The UK’s new Employment Rights Act 2025 has passed into law after months of debate. Lawmakers made several changes to the original plans. These adjustments lower the financial load on companies. The act aims to update worker protections while considering business needs. It will roll out over the next few years.
Main Changes to the Reforms
The government dropped some bold ideas from the first draft. For example, workers will not get protection from unfair dismissal right from their first day. Instead, this right starts after six months on the job.
Other updates include:
- Access to sick pay from day one.
- Paternity leave available from the start.
- Stronger safeguards for pregnant workers and new parents.
- Limits on zero-hour contracts that offer no set hours.
- A ban on firing staff only to rehire them on worse terms.
- Flexible work options as the standard choice.
Many parts will take effect in stages.

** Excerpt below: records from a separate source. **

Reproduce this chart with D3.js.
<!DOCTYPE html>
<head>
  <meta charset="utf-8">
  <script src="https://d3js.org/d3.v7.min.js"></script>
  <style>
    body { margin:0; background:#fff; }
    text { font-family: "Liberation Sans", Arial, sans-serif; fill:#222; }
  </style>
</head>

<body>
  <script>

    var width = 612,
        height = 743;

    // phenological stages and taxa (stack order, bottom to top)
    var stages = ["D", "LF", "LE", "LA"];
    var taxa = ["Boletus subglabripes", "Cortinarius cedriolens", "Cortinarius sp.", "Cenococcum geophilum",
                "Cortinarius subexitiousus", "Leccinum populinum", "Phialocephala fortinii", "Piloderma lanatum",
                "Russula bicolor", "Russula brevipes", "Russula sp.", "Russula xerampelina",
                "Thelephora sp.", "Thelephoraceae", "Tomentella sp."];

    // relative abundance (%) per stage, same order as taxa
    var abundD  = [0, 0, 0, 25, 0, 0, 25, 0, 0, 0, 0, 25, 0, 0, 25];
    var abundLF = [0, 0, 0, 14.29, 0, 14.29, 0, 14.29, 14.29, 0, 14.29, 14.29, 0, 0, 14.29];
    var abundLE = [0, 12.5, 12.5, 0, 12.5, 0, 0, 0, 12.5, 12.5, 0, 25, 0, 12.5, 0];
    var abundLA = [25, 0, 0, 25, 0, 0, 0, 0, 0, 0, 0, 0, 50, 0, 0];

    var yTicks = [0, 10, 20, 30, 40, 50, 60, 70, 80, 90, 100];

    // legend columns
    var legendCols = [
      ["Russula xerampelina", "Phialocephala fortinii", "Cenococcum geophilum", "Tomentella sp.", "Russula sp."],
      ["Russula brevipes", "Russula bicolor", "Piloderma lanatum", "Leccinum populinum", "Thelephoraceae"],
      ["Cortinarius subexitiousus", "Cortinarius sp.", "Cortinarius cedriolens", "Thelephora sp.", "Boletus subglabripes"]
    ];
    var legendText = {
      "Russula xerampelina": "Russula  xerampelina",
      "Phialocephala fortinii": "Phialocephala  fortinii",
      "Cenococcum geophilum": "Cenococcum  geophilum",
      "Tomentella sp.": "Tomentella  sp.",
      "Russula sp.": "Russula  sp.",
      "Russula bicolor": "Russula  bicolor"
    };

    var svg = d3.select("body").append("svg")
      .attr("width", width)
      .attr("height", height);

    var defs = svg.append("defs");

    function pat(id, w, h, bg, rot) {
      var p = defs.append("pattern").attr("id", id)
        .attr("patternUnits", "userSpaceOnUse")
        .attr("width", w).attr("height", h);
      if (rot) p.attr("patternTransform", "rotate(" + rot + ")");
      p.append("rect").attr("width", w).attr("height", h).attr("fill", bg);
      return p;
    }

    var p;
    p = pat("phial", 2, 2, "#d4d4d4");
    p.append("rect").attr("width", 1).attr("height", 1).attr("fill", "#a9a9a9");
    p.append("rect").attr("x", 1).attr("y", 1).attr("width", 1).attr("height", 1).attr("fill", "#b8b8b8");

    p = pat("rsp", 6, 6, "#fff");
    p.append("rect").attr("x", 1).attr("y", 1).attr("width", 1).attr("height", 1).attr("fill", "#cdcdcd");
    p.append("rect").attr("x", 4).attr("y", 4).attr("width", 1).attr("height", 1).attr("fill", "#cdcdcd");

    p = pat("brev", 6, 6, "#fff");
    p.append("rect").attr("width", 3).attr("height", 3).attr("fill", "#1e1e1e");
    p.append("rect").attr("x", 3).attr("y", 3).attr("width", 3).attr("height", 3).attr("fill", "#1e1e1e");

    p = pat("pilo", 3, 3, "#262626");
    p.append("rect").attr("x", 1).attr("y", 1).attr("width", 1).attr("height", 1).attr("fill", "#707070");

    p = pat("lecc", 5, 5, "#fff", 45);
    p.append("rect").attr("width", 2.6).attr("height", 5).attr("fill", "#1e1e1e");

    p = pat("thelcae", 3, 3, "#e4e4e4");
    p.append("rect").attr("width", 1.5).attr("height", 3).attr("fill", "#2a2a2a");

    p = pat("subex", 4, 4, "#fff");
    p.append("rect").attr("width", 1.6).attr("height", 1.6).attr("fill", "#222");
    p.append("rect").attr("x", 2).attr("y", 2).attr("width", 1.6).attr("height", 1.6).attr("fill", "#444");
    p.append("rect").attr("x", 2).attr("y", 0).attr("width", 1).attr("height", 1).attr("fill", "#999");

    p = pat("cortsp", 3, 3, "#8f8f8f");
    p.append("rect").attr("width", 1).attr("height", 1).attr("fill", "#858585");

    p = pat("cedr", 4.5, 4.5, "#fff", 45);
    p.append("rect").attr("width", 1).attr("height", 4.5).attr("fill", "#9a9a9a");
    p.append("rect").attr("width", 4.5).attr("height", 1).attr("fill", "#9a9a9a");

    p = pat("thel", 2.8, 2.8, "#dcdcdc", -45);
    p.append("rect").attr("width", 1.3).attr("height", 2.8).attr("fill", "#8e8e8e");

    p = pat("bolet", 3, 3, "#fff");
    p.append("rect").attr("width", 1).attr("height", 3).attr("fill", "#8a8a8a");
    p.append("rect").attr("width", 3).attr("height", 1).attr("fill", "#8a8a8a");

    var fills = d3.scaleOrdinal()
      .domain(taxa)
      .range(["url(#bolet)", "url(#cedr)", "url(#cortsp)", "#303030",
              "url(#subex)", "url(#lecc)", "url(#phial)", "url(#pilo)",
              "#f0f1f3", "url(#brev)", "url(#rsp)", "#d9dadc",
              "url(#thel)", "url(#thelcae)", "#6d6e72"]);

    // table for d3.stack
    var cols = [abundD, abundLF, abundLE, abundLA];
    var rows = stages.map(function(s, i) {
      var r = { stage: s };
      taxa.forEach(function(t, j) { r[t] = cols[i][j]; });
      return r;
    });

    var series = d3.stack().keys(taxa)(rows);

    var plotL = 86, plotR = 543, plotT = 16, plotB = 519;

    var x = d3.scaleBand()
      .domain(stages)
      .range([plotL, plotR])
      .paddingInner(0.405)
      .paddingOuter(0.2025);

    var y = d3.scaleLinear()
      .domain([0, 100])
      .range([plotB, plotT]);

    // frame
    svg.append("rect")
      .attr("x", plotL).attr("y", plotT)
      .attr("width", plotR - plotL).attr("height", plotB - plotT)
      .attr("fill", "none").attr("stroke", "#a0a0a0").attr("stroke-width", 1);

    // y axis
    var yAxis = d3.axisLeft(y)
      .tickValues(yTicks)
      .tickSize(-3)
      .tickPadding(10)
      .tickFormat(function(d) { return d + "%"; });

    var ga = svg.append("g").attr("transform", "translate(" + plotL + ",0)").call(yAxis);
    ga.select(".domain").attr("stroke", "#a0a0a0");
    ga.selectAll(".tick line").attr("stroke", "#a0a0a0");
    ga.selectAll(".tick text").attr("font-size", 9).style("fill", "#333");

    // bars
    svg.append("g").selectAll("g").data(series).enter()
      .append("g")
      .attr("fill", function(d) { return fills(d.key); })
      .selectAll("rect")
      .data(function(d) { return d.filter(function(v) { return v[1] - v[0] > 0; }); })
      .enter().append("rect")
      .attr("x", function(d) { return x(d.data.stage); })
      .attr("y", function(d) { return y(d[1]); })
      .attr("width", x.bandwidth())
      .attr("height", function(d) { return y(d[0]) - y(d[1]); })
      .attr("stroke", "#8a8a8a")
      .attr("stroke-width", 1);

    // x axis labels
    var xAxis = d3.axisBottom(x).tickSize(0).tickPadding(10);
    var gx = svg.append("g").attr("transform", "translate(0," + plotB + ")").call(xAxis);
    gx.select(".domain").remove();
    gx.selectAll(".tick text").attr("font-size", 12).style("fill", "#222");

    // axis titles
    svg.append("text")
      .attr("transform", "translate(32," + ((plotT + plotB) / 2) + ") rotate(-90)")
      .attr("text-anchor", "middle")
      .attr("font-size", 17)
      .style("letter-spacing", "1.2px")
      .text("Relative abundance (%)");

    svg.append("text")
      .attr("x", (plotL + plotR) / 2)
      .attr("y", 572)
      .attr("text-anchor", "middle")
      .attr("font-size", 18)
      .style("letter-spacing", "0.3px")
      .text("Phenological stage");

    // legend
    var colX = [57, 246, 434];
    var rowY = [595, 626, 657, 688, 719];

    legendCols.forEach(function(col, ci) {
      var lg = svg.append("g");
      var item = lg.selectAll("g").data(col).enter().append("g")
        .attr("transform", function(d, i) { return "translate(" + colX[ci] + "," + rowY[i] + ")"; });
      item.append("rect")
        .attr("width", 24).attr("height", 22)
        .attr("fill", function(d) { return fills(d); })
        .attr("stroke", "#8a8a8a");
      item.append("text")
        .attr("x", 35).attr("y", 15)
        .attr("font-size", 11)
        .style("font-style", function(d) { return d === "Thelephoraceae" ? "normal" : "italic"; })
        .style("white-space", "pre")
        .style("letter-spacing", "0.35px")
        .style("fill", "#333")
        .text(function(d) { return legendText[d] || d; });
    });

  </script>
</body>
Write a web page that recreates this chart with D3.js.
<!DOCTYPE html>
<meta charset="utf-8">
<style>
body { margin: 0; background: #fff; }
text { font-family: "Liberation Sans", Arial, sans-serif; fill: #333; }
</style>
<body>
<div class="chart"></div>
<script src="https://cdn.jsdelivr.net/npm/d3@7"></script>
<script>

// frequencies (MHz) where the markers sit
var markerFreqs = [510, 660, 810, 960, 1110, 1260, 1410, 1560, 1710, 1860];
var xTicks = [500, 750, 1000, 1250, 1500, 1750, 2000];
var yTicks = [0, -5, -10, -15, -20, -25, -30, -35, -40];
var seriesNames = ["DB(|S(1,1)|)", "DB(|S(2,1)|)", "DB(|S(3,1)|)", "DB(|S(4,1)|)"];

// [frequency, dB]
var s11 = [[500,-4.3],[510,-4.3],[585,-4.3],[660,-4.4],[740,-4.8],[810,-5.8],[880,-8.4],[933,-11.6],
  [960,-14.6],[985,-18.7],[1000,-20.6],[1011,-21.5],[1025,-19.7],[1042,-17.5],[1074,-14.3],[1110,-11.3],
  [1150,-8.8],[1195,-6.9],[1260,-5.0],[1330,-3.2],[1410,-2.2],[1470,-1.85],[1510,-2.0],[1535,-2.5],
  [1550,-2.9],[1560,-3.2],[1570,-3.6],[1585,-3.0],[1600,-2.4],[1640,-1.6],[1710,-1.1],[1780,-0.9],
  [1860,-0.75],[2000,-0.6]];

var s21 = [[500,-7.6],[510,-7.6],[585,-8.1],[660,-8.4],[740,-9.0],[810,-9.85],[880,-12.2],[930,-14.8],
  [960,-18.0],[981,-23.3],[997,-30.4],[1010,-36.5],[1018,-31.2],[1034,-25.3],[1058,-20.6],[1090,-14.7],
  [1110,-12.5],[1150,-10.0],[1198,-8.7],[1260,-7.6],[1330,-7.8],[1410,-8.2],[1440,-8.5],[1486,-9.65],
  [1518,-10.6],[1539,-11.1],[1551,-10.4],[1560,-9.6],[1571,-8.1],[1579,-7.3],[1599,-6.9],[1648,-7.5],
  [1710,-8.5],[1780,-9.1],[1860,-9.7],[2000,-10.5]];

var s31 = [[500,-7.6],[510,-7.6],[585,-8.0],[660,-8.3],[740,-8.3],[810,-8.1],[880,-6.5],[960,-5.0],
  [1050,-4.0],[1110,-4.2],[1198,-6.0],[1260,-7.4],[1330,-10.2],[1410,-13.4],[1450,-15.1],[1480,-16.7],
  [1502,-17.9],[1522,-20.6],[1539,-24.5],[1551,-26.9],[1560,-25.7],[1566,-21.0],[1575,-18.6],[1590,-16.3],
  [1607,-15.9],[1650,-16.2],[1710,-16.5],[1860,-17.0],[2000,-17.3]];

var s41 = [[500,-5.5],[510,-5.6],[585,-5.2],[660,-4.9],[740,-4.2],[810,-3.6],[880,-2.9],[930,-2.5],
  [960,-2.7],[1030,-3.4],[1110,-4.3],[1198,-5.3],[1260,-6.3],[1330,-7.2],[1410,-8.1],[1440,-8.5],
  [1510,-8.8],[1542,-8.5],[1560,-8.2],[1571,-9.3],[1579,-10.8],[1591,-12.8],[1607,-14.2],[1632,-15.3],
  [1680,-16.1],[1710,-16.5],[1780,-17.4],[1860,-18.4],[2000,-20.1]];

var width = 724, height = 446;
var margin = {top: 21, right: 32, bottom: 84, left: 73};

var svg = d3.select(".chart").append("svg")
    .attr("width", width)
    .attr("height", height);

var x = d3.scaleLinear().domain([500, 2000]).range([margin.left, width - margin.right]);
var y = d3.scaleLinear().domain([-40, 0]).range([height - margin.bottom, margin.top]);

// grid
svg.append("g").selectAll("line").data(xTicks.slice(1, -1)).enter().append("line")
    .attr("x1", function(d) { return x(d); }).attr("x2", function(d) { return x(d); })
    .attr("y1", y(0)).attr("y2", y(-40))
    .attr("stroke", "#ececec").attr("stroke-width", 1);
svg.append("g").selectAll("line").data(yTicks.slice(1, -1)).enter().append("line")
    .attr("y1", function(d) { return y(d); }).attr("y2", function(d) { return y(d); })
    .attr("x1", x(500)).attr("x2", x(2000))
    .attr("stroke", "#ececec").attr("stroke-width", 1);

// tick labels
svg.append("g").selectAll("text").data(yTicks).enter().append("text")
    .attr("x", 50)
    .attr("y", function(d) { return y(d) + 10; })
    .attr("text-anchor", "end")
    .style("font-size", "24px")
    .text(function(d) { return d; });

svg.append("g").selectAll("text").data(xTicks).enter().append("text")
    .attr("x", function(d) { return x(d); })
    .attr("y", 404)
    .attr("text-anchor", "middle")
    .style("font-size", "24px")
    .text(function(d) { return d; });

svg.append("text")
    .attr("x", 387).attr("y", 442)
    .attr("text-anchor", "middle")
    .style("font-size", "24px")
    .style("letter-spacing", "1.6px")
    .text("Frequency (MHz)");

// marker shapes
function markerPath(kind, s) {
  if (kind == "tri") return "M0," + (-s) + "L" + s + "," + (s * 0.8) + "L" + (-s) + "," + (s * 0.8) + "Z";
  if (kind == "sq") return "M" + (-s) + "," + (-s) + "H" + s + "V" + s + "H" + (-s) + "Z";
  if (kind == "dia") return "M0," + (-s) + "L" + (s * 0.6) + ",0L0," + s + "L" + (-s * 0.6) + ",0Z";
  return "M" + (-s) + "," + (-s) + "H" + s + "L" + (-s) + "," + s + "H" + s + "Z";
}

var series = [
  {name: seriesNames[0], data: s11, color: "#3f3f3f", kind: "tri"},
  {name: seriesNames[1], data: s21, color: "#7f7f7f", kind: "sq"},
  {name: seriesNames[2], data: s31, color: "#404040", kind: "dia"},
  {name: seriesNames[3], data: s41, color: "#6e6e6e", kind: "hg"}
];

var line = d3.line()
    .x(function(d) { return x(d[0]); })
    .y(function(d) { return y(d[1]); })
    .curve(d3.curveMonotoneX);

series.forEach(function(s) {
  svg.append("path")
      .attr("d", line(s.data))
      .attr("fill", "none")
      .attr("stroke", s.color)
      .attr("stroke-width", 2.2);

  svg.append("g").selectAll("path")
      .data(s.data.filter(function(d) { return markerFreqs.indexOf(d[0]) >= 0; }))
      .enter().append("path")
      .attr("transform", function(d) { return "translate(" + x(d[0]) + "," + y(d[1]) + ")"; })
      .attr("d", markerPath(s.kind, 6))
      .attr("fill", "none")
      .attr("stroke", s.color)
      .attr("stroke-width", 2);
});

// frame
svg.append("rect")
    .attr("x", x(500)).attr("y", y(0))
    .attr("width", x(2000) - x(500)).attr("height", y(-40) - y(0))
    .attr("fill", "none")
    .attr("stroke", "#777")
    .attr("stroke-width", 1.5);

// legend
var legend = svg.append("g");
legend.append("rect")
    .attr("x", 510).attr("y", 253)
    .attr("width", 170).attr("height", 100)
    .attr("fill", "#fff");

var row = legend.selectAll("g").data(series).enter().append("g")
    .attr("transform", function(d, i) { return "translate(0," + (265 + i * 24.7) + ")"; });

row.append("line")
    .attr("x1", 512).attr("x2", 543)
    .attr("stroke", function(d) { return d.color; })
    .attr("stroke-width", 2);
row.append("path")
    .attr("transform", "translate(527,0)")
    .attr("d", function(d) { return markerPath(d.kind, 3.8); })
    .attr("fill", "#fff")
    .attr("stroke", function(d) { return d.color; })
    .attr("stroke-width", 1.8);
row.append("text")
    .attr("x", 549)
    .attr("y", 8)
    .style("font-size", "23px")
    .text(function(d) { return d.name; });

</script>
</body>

Some begin in 2026. Others wait until 2027.

How Costs Dropped for Businesses
Early estimates put the yearly hit to companies at up to £5 billion. After tweaks, that figure fell to about £1 billion. This means a drop of around £4 billion each year.
Sectors like hospitality and retail may feel the pinch most. The changes add just 0.1% to the total UK pay bill.
The government says these costs are small. They point to long-term gains in output and fair play.
Views from Businesses and Unions
Business groups accept the lower costs. Yet some doubt the £1 billion number. They say it misses out on things like training time.
Unions have split opinions. One leader called the act a weak version of what was promised. Others see it as a step forward for health and pay security.
Opposition figures warn of job losses for young people.
Impact on Workers and the Economy
Around 18 million people stand to gain from these rules. Lower-paid roles in care and shops will see big shifts.
The act could lift employment by 0.1%. It may also raise work quality and growth.
Women and younger staff may benefit most from the updates.